K Closest Points to Origin medium

Problem Statement

Given an array of points where points[i] = [xi, yi] represents a point on the X-Y plane and an integer k, return the k closest points to the origin (0, 0).

The distance between two points on the X-Y plane is the Euclidean distance: √((x1 - x2)² + (y1 - y2)²).

You may return the answer in any order. The answer is guaranteed to be unique (except for the order that it is in).

Example 1

Input: points = [[1,3],[-2,2]], k = 1 Output: [[-2,2]] Explanation: The distance between (1, 3) and the origin is sqrt(10). The distance between (-2, 2) and the origin is sqrt(8). Since sqrt(8) < sqrt(10), (-2, 2) is closer to the origin. We only want the closest k = 1 points from the origin, so the output is just [[-2,2]].

Example 2

Input: points = [[3,3],[5,-1],[-2,4]], k = 2 Output: [[3,3],[-2,4]] Explanation: The distance between (3, 3) and the origin is sqrt(18). The distance between (5, -1) and the origin is sqrt(26). The distance between (-2, 4) and the origin is sqrt(20). The two closest points are [3,3] and [-2,4].

Steps

  1. Calculate Distances: Compute the squared Euclidean distance of each point from the origin. We use squared distance to avoid the computationally expensive square root operation. The relative order of distances remains the same.

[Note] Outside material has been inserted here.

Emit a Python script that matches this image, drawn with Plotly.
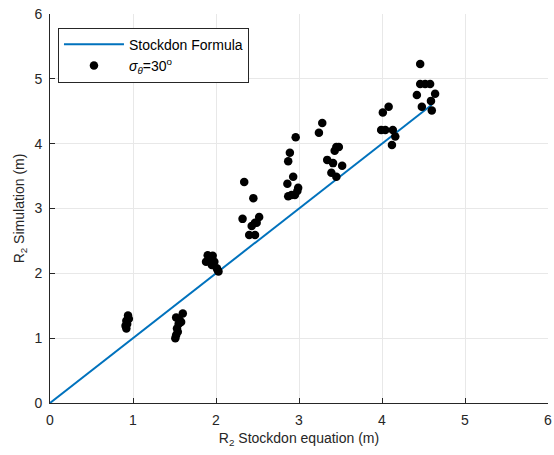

  2. Sort (or Use a Priority Queue): Sort the points based on their squared distances in ascending order. Alternatively, use a min-heap (priority queue) to efficiently keep track of the k closest points.

  3. Return k Closest Points: Select the first k points from the sorted array (or the top k elements from the priority queue).

Explanation

The solution uses a min-heap (priority queue) to maintain the k closest points encountered so far. This is more efficient than sorting the entire array, especially for large datasets. The heap ensures that we always have the k closest points in the heap, discarding further points if they are farther than the current furthest point in the heap.

The std::priority_queue in C++ provides a max-heap by default. We use a custom comparator to create a min-heap based on the squared distance.

Code

#include <iostream>
#include <vector>
#include <queue>

using namespace std;

struct Point {
    int x, y;
    long long distSq; // Using long long to avoid integer overflow
    Point(int x, int y) : x(x), y(y), distSq((long long)x * x + (long long)y * y) {}
};

struct comparePoints {
    bool operator()(const Point& a, const Point& b) {
        return a.distSq > b.distSq; // Min-heap based on squared distance
    }
};

vector<vector<int>> kClosest(vector<vector<int>>& points, int k) {
    priority_queue<Point, vector<Point>, comparePoints> minHeap;

    for (const auto& point : points) {
        Point p(point[0], point[1]);
        minHeap.push(p);
        if (minHeap.size() > k) {
            minHeap.pop();
        }
    }

    vector<vector<int>> result;
    while (!minHeap.empty()) {
        Point p = minHeap.top();
        minHeap.pop();
        result.push_back({p.x, p.y});
    }
    reverse(result.begin(), result.end()); // Reverse to get the order from closest to furthest
    return result;
}

int main() {
    vector<vector<int>> points = {{3,3},{5,-1},{-2,4}};
    int k = 2;
    vector<vector<int>> closestPoints = kClosest(points, k);

    for (const auto& point : closestPoints) {
        cout << "[" << point[0] << ", " << point[1] << "] ";
    }
    cout << endl;
    return 0;
}

Complexity

  • Time Complexity: O(N log k), where N is the number of points. The heap operations (push and pop) take O(log k) time each.
  • Space Complexity: O(k), the space used by the priority queue.